Monday, 16 March 2015 13:26
SINGAPORE: Shanghai rebar futures rose to their highest in over a week on Monday and Dalian iron ore cut losses as Chinese equities rallied after Premier Li Keqiang said the government had enough tools to spur a slowing economy.
Key Chinese stock indexes closed at their highest levels since 2009 after Li said on Sunday that China had plenty of room to manoeuvre its policy and boost its economy having avoided using strong, short-term stimulus in recent years.
Li’s comments suggest Chinese authorities can do much more to further growth, improving the outlook for steel demand in the world’s top consumer.
Last year, China’s steel consumption shrank for the first time in three decades.
The most-traded rebar for October delivery on the Shanghai Futures Exchange closed up 0.8 percent at 2,520 yuan ($ 402) a tonne, just off the session high of 2,524 yuan.
The September iron ore contract on the Dalian Commodity Exchange ended 0.2 percent lower at 457 yuan per tonne, but bounced off an intraday trough of 450 yuan.
“Confirmations China would offer fresh stimulus measures should support sentiment (towards bulk commodities),” ANZ Bank said in a note. On the Singapore Exchange, the April iron ore contract was up 0.7 percent at $ 57.16 a tonne by 0721 GMT after falling to as low as $ 56.10.
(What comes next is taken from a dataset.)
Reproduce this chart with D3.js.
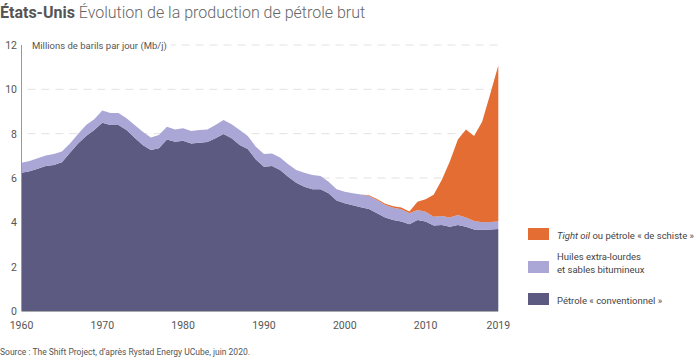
<!DOCTYPE html>
<html><head><meta charset="utf-8">
<script src="https://cdn.jsdelivr.net/npm/d3@7"></script>
<style>body{margin:0;background:#fff;} svg{display:block;font-family:Roboto, "Noto Sans", sans-serif;}</style>
</head><body><svg id="c" width="700" height="359"></svg>
<script>
const years = d3.range(1960, 2020);
const conventional = [6.24,6.30,6.42,6.54,6.59,6.71,7.14,7.56,7.89,8.16,8.49,8.39,8.39,8.16,7.82,7.49,7.26,7.34,7.74,7.64,7.68,7.56,7.59,7.62,7.79,7.98,7.79,7.49,7.31,6.84,6.51,6.54,6.36,6.06,5.79,5.61,5.49,5.49,5.31,4.98,4.86,4.77,4.68,4.60,4.41,4.22,4.10,4.04,3.91,4.10,4.04,3.86,3.88,3.80,3.88,3.80,3.68,3.67,3.68,3.70];
const heavy = [0.45,0.47,0.47,0.47,0.49,0.49,0.42,0.42,0.50,0.49,0.55,0.54,0.54,0.53,0.57,0.60,0.57,0.60,0.57,0.55,0.56,0.56,0.57,0.57,0.60,0.64,0.63,0.67,0.58,0.57,0.57,0.57,0.56,0.56,0.57,0.63,0.64,0.60,0.52,0.51,0.52,0.54,0.58,0.59,0.60,0.56,0.56,0.55,0.50,0.46,0.44,0.39,0.41,0.42,0.45,0.42,0.38,0.33,0.33,0.34];
const tight = [0,0,0,0,0,0,0,0,0,0,0,0,0,0,0,0,0,0,0,0,0,0,0,0,0,0,0,0,0,0,0,0,0,0,0,0,0,0,0,0,0,0,0,0.03,0.04,0.06,0.07,0.08,0.08,0.37,0.56,1.0,1.62,2.52,3.41,3.97,3.83,4.54,5.78,7.04];
const yTicks = [0,2,4,6,8,10,12];
const xTicks = [1960,1970,1980,1990,2000,2010,2019];
const seriesKeys = ["conventional","heavy","tight"];
const colors = {conventional:"#5c5a80", heavy:"#aaa6d6", tight:"#e36d33"};

const table = years.map((y,i)=>({year:y, conventional:conventional[i], heavy:heavy[i], tight:tight[i]}));
const svg = d3.select("#c");
const x = d3.scaleLinear().domain([1960,2019]).range([21.5,498.3]);
const y = d3.scaleLinear().domain([0,12]).range([311,45]);

// title
const t = svg.append("text").attr("x",0).attr("y",17.5).attr("font-size",16).attr("fill","#555");
t.append("tspan").attr("font-weight",700).text("États-Unis");
t.append("tspan").attr("font-weight",300).attr("fill","#666").text(" Évolution de la production de pétrole brut");

// grid
svg.append("g").selectAll("line").data(yTicks.filter(d=>d>0)).join("line")
  .attr("x1",x(1960)+6).attr("x2",x(2019)).attr("y1",d=>y(d)).attr("y2",d=>y(d))
  .attr("stroke","#e2e2e2").attr("stroke-width",1).attr("stroke-dasharray","8,6");

// areas
const stack = d3.stack().keys(seriesKeys)(table);
const area = d3.area().x(d=>x(d.data.year)).y0(d=>y(d[0])).y1(d=>y(d[1]));
svg.append("g").selectAll("path").data(stack).join("path")
  .attr("d",area).attr("fill",d=>colors[d.key]);

// y axis label with white background
const lbl = svg.append("text").attr("x",32).attr("y",49).attr("font-size",9.5).attr("fill","#555")
  .text("Millions de barils par jour (Mb/j)");
const bb = lbl.node().getBBox();
svg.insert("rect","text:last-of-type").attr("x",bb.x-4).attr("y",bb.y).attr("width",bb.width+8).attr("height",bb.height).attr("fill","#fff");
lbl.raise();

// axes lines
svg.append("line").attr("x1",x(1960)).attr("x2",x(1960)).attr("y1",y(12)).attr("y2",y(0)).attr("stroke","#999");
svg.append("line").attr("x1",x(1960)).attr("x2",x(2019)).attr("y1",y(0)+0.5).attr("y2",y(0)+0.5).attr("stroke","#aaa");

// y ticks
svg.append("g").selectAll("text").data(yTicks).join("text")
  .attr("x",17).attr("y",d=>y(d)+4).attr("text-anchor","end").attr("font-size",10.5).attr("fill","#555").text(d=>d);
// x ticks
svg.append("g").selectAll("text").data(xTicks).join("text")
  .attr("x",d=>x(d)).attr("y",329).attr("text-anchor","middle").attr("font-size",10.5).attr("fill","#555").text(d=>d);

// legend
const lg = svg.append("g");
lg.append("rect").attr("x",528).attr("y",228).attr("width",21).attr("height",12).attr("fill",colors.tight);
const l1 = lg.append("text").attr("x",557).attr("y",238.5).attr("font-size",9.5).attr("fill","#444");
l1.append("tspan").attr("font-style","italic").text("Tight oil");
l1.append("tspan").text(" ou pétrole « de schiste »");
lg.append("rect").attr("x",528).attr("y",261).attr("width",21).attr("height",12).attr("fill",colors.heavy);
lg.append("text").attr("x",557).attr("y",260).attr("font-size",9.5).attr("fill","#444").text("Huiles extra-lourdes");
lg.append("text").attr("x",557).attr("y",273).attr("font-size",9.5).attr("fill","#444").text("et sables bitumineux");
lg.append("rect").attr("x",528).attr("y",293).attr("width",21).attr("height",12).attr("fill",colors.conventional);
lg.append("text").attr("x",557).attr("y",303.5).attr("font-size",9.5).attr("fill","#444").text("Pétrole « conventionnel »");

// source
svg.append("text").attr("x",0).attr("y",355).attr("font-size",8.5).attr("fill","#555")
  .text("Source : The Shift Project, d’après Rystad Energy UCube, juin 2020.");
</script></body></html>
Iron ore prices have been hurt by a global glut that nearly halved the steelmaking raw material’s value last year and slashed it by another 18 percent this year.
The weaker market is hitting traders that sell iron ore cargoes to China from smaller suppliers such as India particularly hard.
“Business is very dull right now. We’re seeing almost no exports from India with prices at these levels,” said a Shanghai-based trader.
Steep export taxes and freight charges make it unviable for Indian iron ore producers to sell overseas.
India used to be the world’s No. 3 iron ore supplier until court-imposed mining and export curbs from 2010 aimed against illegal mining in key states constricted supply, leading to increased Chinese business for bigger suppliers Australia and Brazil. Some of those curbs have since eased but the costs have kept exports unprofitable.
Iron ore for immediate delivery to China stood at $ 58.10 a tonne on Friday, up 0.4 percent, according to The Steel Index (TSI). The benchmark hit $ 57.70 last Wednesday, the weakest since TSI began publishing prices in late 2008.